■ GIVEN REQUEST
Every line that holds the string "React" is to be identified and copied.

** begin **

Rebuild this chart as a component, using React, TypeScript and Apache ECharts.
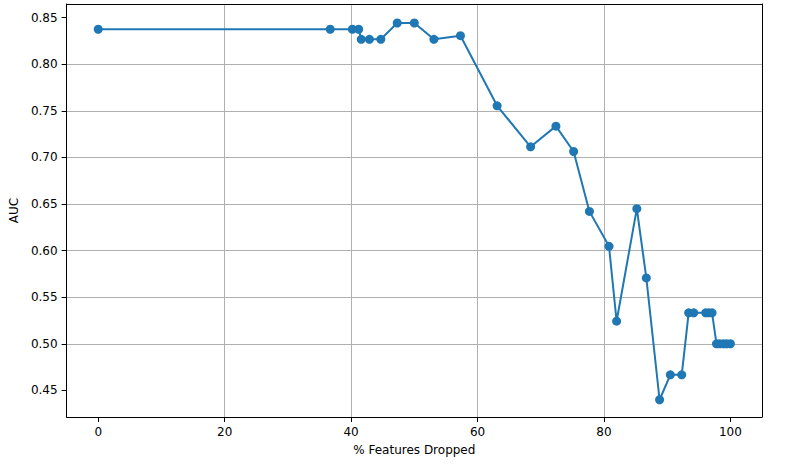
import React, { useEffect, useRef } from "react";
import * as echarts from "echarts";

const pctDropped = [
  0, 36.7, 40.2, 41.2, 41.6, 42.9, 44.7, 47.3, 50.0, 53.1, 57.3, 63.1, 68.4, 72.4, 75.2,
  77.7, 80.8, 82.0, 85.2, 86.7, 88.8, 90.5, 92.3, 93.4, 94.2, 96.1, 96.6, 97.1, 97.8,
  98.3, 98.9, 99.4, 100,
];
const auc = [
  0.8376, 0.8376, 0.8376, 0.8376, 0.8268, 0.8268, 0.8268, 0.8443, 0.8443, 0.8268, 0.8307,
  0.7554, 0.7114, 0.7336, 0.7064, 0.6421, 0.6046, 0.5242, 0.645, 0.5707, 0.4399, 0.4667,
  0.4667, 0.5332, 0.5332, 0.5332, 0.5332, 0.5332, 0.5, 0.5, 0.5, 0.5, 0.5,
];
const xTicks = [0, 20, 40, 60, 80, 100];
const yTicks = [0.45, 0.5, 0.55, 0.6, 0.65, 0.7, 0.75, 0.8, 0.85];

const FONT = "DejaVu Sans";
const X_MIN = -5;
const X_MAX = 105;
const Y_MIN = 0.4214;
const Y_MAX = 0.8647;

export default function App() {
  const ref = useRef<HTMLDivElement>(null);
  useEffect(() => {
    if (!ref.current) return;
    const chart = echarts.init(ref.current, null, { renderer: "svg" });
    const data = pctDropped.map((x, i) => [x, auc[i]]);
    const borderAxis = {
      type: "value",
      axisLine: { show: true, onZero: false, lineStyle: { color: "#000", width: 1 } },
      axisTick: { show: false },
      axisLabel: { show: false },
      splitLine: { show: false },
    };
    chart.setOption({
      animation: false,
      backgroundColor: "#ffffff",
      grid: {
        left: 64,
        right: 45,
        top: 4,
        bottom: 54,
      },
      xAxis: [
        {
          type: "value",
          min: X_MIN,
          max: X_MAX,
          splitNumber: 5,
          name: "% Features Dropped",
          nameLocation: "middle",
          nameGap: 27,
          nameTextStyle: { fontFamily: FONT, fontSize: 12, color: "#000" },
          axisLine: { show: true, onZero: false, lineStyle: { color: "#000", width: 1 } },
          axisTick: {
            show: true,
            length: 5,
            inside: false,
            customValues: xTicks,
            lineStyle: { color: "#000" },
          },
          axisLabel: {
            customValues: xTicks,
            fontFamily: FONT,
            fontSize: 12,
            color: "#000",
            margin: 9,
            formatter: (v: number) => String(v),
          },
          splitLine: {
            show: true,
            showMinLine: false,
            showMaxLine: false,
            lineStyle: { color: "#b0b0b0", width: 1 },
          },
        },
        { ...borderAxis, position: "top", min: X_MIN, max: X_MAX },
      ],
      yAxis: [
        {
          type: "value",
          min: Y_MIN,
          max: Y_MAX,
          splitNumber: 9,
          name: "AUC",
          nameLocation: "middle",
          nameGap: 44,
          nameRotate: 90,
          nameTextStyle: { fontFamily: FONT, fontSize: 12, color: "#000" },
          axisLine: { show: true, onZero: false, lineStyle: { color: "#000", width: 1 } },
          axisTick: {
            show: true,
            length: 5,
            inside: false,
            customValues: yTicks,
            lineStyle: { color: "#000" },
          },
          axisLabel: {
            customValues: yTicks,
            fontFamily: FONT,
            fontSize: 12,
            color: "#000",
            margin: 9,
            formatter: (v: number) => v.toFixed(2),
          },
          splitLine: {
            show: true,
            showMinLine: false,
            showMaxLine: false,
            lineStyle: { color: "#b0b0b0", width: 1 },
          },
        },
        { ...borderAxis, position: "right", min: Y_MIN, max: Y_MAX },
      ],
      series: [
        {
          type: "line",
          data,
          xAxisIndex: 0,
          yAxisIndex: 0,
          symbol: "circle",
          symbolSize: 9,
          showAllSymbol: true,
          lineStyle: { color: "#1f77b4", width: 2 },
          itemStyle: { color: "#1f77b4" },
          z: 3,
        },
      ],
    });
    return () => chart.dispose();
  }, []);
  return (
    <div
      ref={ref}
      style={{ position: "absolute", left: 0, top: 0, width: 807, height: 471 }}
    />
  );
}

** end **

■ REPLY TO THE TASK
Rebuild this chart as a component, using React, TypeScript and Apache ECharts.
import React, { useEffect, useRef } from "react";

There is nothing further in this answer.